Sustainable leadership
A different perspective is needed to prosper in this environment. Organisations are not predictable systems, but messy processes of people engaging in everyday interaction and conversation. Leadership is about putting sustainability at the core of the leader's day to day activities by focusing on four, equally important and inter-dependent relationships:
Inter-personal – attending to personal purpose, the impact of one's own leadership gestures and psychological and physical health.
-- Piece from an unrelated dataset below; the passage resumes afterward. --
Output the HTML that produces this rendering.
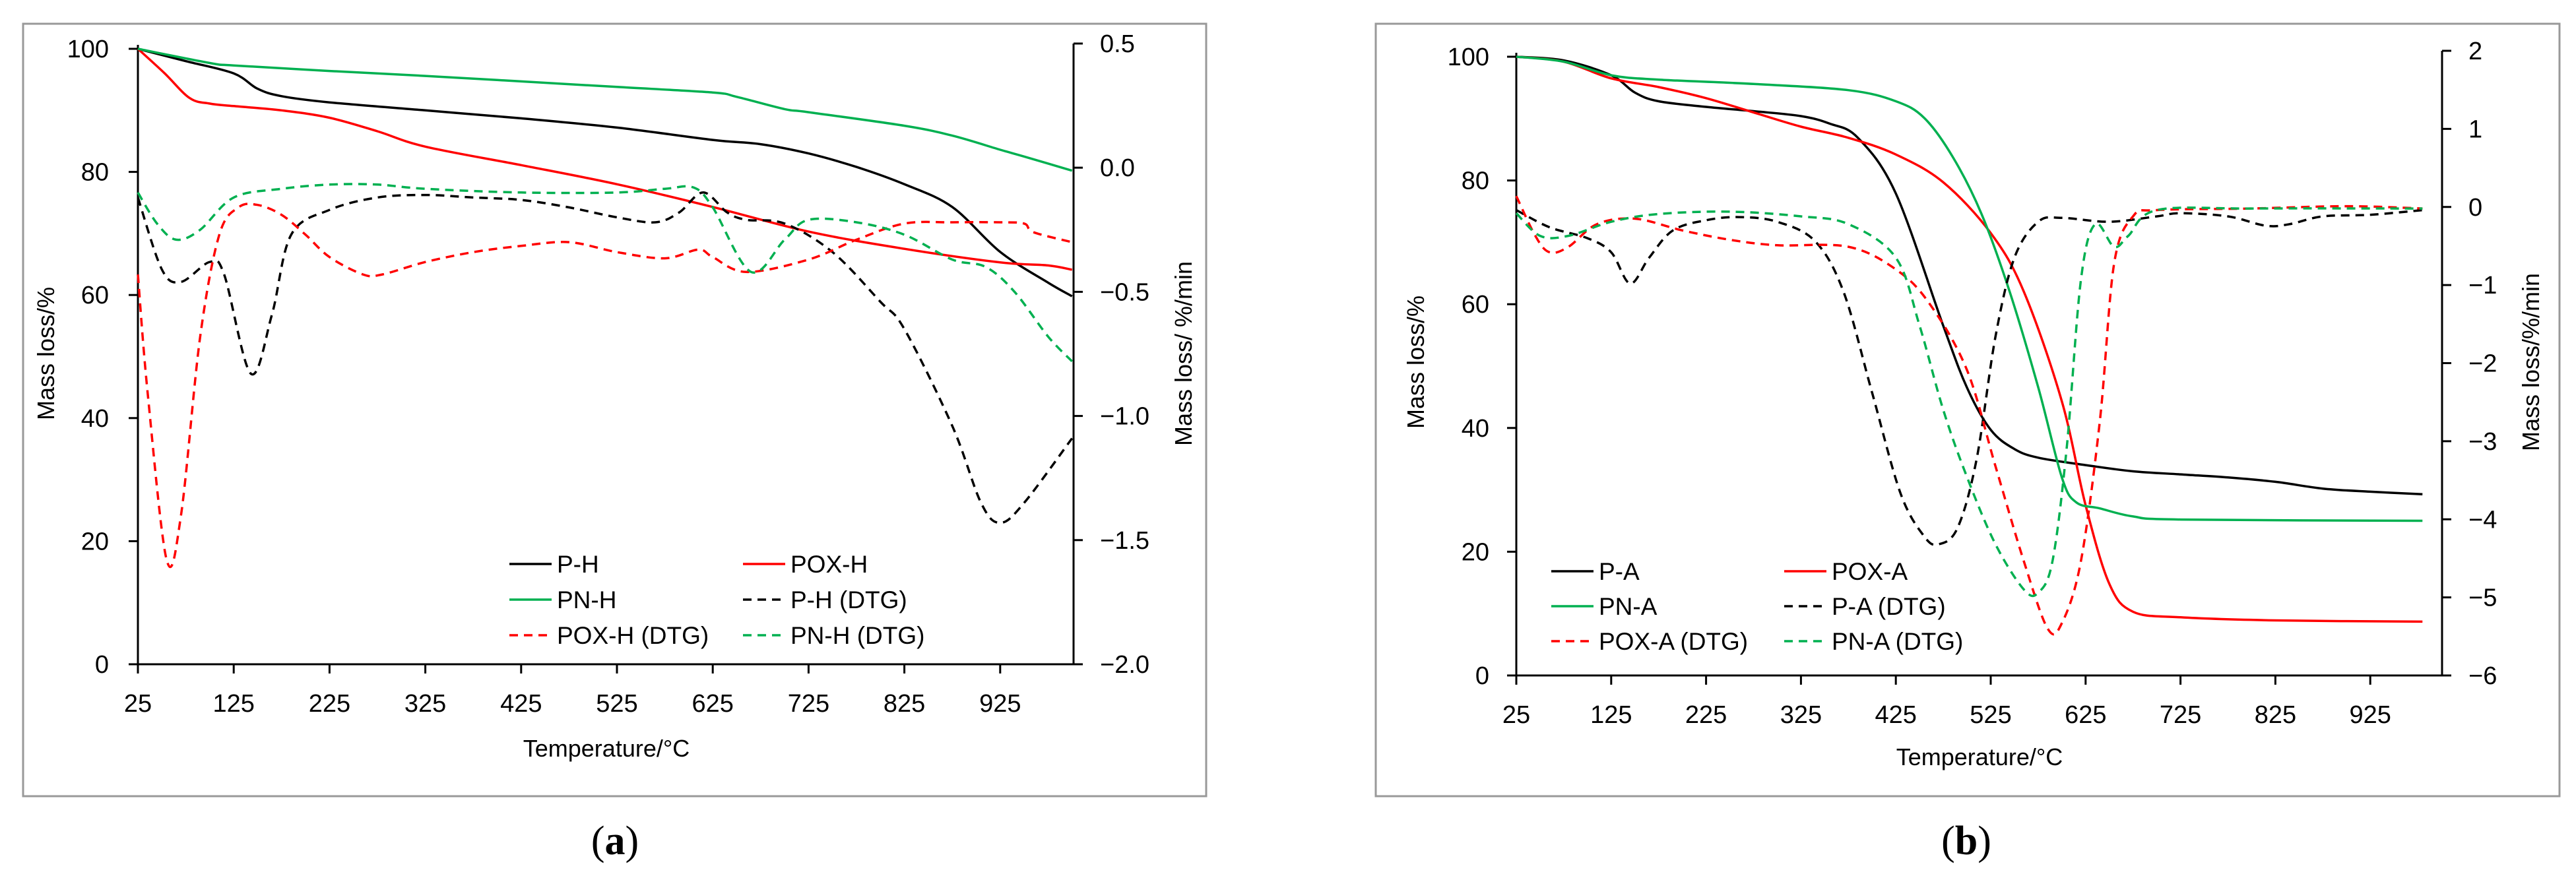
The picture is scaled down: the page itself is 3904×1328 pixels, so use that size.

Our research shows that leaders who manage their own sustainability first, have greater capacity to build long term sustainability at an organisational, societal and environmental level.
Organisational – attending to the patterns of the conversation in the organisation, to ensure its innovative capacity and long term endurance, as well as the quality of one's own participation in it.
Societal – ensuring the organisation creates social value and prosperity.
Ecological – minimising the environmental impact of the organisation.
We believe effective leadership is concerned with developing high-quality relationships across all of these dimensions. This generates sustainable leaders, who in turn create sustainable organisations.
A delegate to one of our recent seminars captured the mood. She said, 'We cannot go on like this'.
We cannot go on thinking that our organisations are separate from the wider social and the natural ecology in which they operate and that they are ruled by the sciences of certainty. Our fear is that unless we start to visualise a different kind of leadership, we will slide into another crisis that will cause immeasurably greater economic and social damage than the last one.
Tim Casserley is founder of Edge Equilibrium
3 comments on this article |
Bay Jordan 11 Aug 2011
You are absolutely right. However, to paraphrase Einstein's statement "You cannot solve a problem from the same level of consciousness that created it" you cannot mend a broken model/system without changing the model/system. At present there are few encouraging signs that this is happening.
Jon Ingham 11 Aug 2011
I agree Bay. We're not going to see a major uptake in Einsteinian 'quantum business' when a Newtonian / Taylorist perspective still works (working defined very narrowly here). Something else has to change first. Jon Ingham Strategic HCM http://strategic-hcm.blogspot.com
Rowan Bosworth-Davies 11 Aug 2011
A significant volume of the problem faced by contemporary leaders goes back to the times of the Mergers and Acquisitions mania of the late 1980's, the 'Decade of Greed', when companies were raided and looted, all in the guise of 'shareholder value'. Sustainability, relationships with community, duties towards society more widely, all were jettisoned in the pursuit of profit, and when the raiders could not split up the corporations, they took huge sumes in 'greenmail' to go away. The attitudes that underpin this culture still exist in the minds of many, particularly within the Financial Services Industry. This new approach is so badly needed to begin to deconstruct this obsolete value model.